◆ **Task**
Copy nothing but the text: reproduce each line of the listing exactly and leave the pictures out.

──────── Supplied material ────────

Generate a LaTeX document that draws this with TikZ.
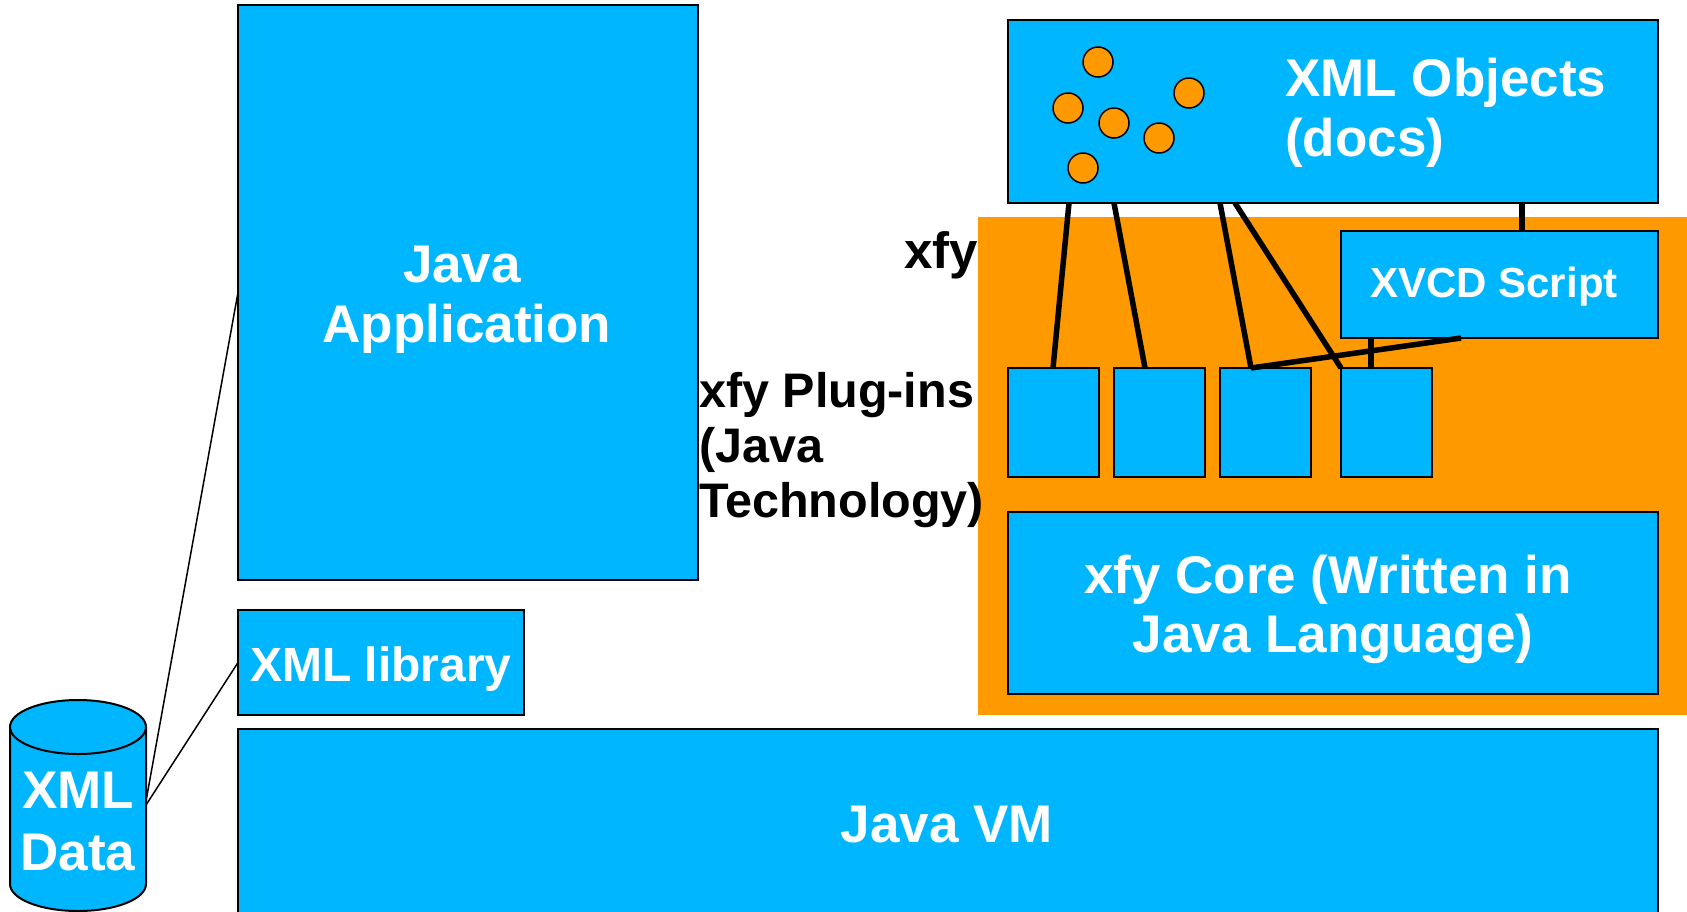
\documentclass[tikz,border=0pt]{standalone}
\usepackage{fontspec}
\setmainfont{Liberation Sans}
\usetikzlibrary{calc}
\definecolor{xblue}{RGB}{0,183,255}
\definecolor{xorange}{RGB}{255,153,0}
\begin{document}
\begin{tikzpicture}[x=1pt,y=-1pt,
 box/.style={draw=black,line width=2pt,fill=xblue,inner sep=0pt,outer sep=0pt},
 wt/.style={text=white,font=\bfseries\fontsize{53}{61}\selectfont,anchor=base,inner sep=0pt},
 wtl/.style={wt,anchor=base west},
 bt/.style={text=black,font=\bfseries\fontsize{48.5}{55}\selectfont,anchor=base west,inner sep=0pt},
 link/.style={line width=5.5pt},
 thinlink/.style={line width=1.5pt},
 doc/.style={circle,draw=black,line width=1.5pt,fill=xorange,minimum size=30pt,inner sep=0pt}]
\useasboundingbox (0,0) rectangle (1687,911);
% xfy zone
\fill[xorange] (978,217) rectangle (1700,715);
% boxes
\node[box,minimum width=460pt,minimum height=575pt] (app) at (468,292.5) {};
\node[box,minimum width=286pt,minimum height=105pt] (lib) at (381,662.5) {};
\node[box,minimum width=1420pt,minimum height=190pt] (vm) at (948,824) {};
\node[box,minimum width=650pt,minimum height=183pt] (objs) at (1333,111.5) {};
\node[box,minimum width=317pt,minimum height=107pt] (xvcd) at (1499.5,284.5) {};
\node[box,minimum width=91pt,minimum height=109pt] (p1) at (1053.5,422.5) {};
\node[box,minimum width=91pt,minimum height=109pt] (p2) at (1159.5,422.5) {};
\node[box,minimum width=91pt,minimum height=109pt] (p3) at (1265.5,422.5) {};
\node[box,minimum width=91pt,minimum height=109pt] (p4) at (1386.5,422.5) {};
\node[box,minimum width=650pt,minimum height=182pt] (core) at (1333,603) {};
% cylinder
\filldraw[fill=xblue,line width=2pt] (10,727) -- (10,884) arc[start angle=180,end angle=360,x radius=68pt,y radius=27pt] -- (146,727);
\filldraw[fill=xblue,line width=2pt] (78,727) ellipse[x radius=68pt,y radius=27pt];
\coordinate (dataA) at (146,801);
\coordinate (dataB) at (146,805);
% docs
\node[doc] (d1) at (1098,62) {};
\node[doc] (d2) at (1068,108) {};
\node[doc] (d3) at (1114,123) {};
\node[doc] (d4) at (1189,93) {};
\node[doc] (d5) at (1159,138) {};
\node[doc] (d6) at (1083,168) {};
% connectors
\draw[thinlink] (dataA) -- (app.west);
\draw[thinlink] (dataB) -- (lib.west);
\draw[link] ($(objs.south west)+(61,0)$) -- ($(p1.north west)+(45,0)$);
\draw[link] ($(objs.south west)+(106,0)$) -- ($(p2.north west)+(31,0)$);
\draw[link] ($(objs.south west)+(212,0)$) -- ($(p3.north west)+(31,0)$);
\draw[link] ($(objs.south west)+(227,0)$) -- (p4.north west);
\draw[link] ($(xvcd.south west)+(120,0)$) -- ($(p3.north west)+(31,0)$);
\draw[link] ($(xvcd.south west)+(30,0)$) -- ($(p4.north west)+(30,0)$);
\draw[link] ($(objs.south west)+(514,0)$) -- ($(xvcd.north west)+(181,0)$);
% white texts
\node[wt] (t1) at (462,282) {Java};
\node[wt] (t2) at (467,342) {Application};
\node[wtl] (t3) at (1285,96) {XML Objects};
\node[wtl] (t4) at (1285,156) {(docs)};
\node[wt,font=\bfseries\fontsize{42}{48}\selectfont] (t5) at (1494,297) {XVCD Script};
\node[wt] (t6) at (1328,593) {xfy Core (Written in};
\node[wt] (t7) at (1333,652) {Java Language)};
\node[wt,font=\bfseries\fontsize{48}{55}\selectfont] (t8) at (381,681) {XML library};
\node[wt] (t9) at (947,842) {Java VM};
\node[wt] (t10) at (78,808) {XML};
\node[wt] (t11) at (78,870) {Data};
% black texts
\node[bt,anchor=base east,font=\bfseries\fontsize{51}{55}\selectfont] (b1) at (978,268) {xfy};
\node[bt] (b2) at (699,407) {xfy Plug-ins};
\node[bt] (b3) at (699,462) {(Java};
\node[bt] (b4) at (699,517) {Technology)};
\end{tikzpicture}
\end{document}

────────

◆ **In response**
Generate a LaTeX document that draws this with TikZ.
\documentclass[tikz,border=0pt]{standalone}
\usepackage{fontspec}
\setmainfont{Liberation Sans}
\usetikzlibrary{calc}
\definecolor{xblue}{RGB}{0,183,255}
\definecolor{xorange}{RGB}{255,153,0}
\begin{document}
\begin{tikzpicture}[x=1pt,y=-1pt,
 box/.style={draw=black,line width=2pt,fill=xblue,inner sep=0pt,outer sep=0pt},
 wt/.style={text=white,font=\bfseries\fontsize{53}{61}\selectfont,anchor=base,inner sep=0pt},
 wtl/.style={wt,anchor=base west},
 bt/.style={text=black,font=\bfseries\fontsize{48.5}{55}\selectfont,anchor=base west,inner sep=0pt},
 link/.style={line width=5.5pt},
 thinlink/.style={line width=1.5pt},
 doc/.style={circle,draw=black,line width=1.5pt,fill=xorange,minimum size=30pt,inner sep=0pt}]
\useasboundingbox (0,0) rectangle (1687,911);
% xfy zone
\fill[xorange] (978,217) rectangle (1700,715);
% boxes
\node[box,minimum width=460pt,minimum height=575pt] (app) at (468,292.5) {};
\node[box,minimum width=286pt,minimum height=105pt] (lib) at (381,662.5) {};
\node[box,minimum width=1420pt,minimum height=190pt] (vm) at (948,824) {};
\node[box,minimum width=650pt,minimum height=183pt] (objs) at (1333,111.5) {};
\node[box,minimum width=317pt,minimum height=107pt] (xvcd) at (1499.5,284.5) {};
\node[box,minimum width=91pt,minimum height=109pt] (p1) at (1053.5,422.5) {};
\node[box,minimum width=91pt,minimum height=109pt] (p2) at (1159.5,422.5) {};
\node[box,minimum width=91pt,minimum height=109pt] (p3) at (1265.5,422.5) {};
\node[box,minimum width=91pt,minimum height=109pt] (p4) at (1386.5,422.5) {};
\node[box,minimum width=650pt,minimum height=182pt] (core) at (1333,603) {};
% cylinder
\filldraw[fill=xblue,line width=2pt] (10,727) -- (10,884) arc[start angle=180,end angle=360,x radius=68pt,y radius=27pt] -- (146,727);
\filldraw[fill=xblue,line width=2pt] (78,727) ellipse[x radius=68pt,y radius=27pt];
\coordinate (dataA) at (146,801);
\coordinate (dataB) at (146,805);
% docs
\node[doc] (d1) at (1098,62) {};
\node[doc] (d2) at (1068,108) {};
\node[doc] (d3) at (1114,123) {};
\node[doc] (d4) at (1189,93) {};
\node[doc] (d5) at (1159,138) {};
\node[doc] (d6) at (1083,168) {};
% connectors
\draw[thinlink] (dataA) -- (app.west);
\draw[thinlink] (dataB) -- (lib.west);
\draw[link] ($(objs.south west)+(61,0)$) -- ($(p1.north west)+(45,0)$);
\draw[link] ($(objs.south west)+(106,0)$) -- ($(p2.north west)+(31,0)$);
\draw[link] ($(objs.south west)+(212,0)$) -- ($(p3.north west)+(31,0)$);
\draw[link] ($(objs.south west)+(227,0)$) -- (p4.north west);
\draw[link] ($(xvcd.south west)+(120,0)$) -- ($(p3.north west)+(31,0)$);
\draw[link] ($(xvcd.south west)+(30,0)$) -- ($(p4.north west)+(30,0)$);
\draw[link] ($(objs.south west)+(514,0)$) -- ($(xvcd.north west)+(181,0)$);
% white texts
\node[wt] (t1) at (462,282) {Java};
\node[wt] (t2) at (467,342) {Application};
\node[wtl] (t3) at (1285,96) {XML Objects};
\node[wtl] (t4) at (1285,156) {(docs)};
\node[wt,font=\bfseries\fontsize{42}{48}\selectfont] (t5) at (1494,297) {XVCD Script};
\node[wt] (t6) at (1328,593) {xfy Core (Written in};
\node[wt] (t7) at (1333,652) {Java Language)};
\node[wt,font=\bfseries\fontsize{48}{55}\selectfont] (t8) at (381,681) {XML library};
\node[wt] (t9) at (947,842) {Java VM};
\node[wt] (t10) at (78,808) {XML};
\node[wt] (t11) at (78,870) {Data};
% black texts
\node[bt,anchor=base east,font=\bfseries\fontsize{51}{55}\selectfont] (b1) at (978,268) {xfy};
\node[bt] (b2) at (699,407) {xfy Plug-ins};
\node[bt] (b3) at (699,462) {(Java};
\node[bt] (b4) at (699,517) {Technology)};
\end{tikzpicture}
\end{document}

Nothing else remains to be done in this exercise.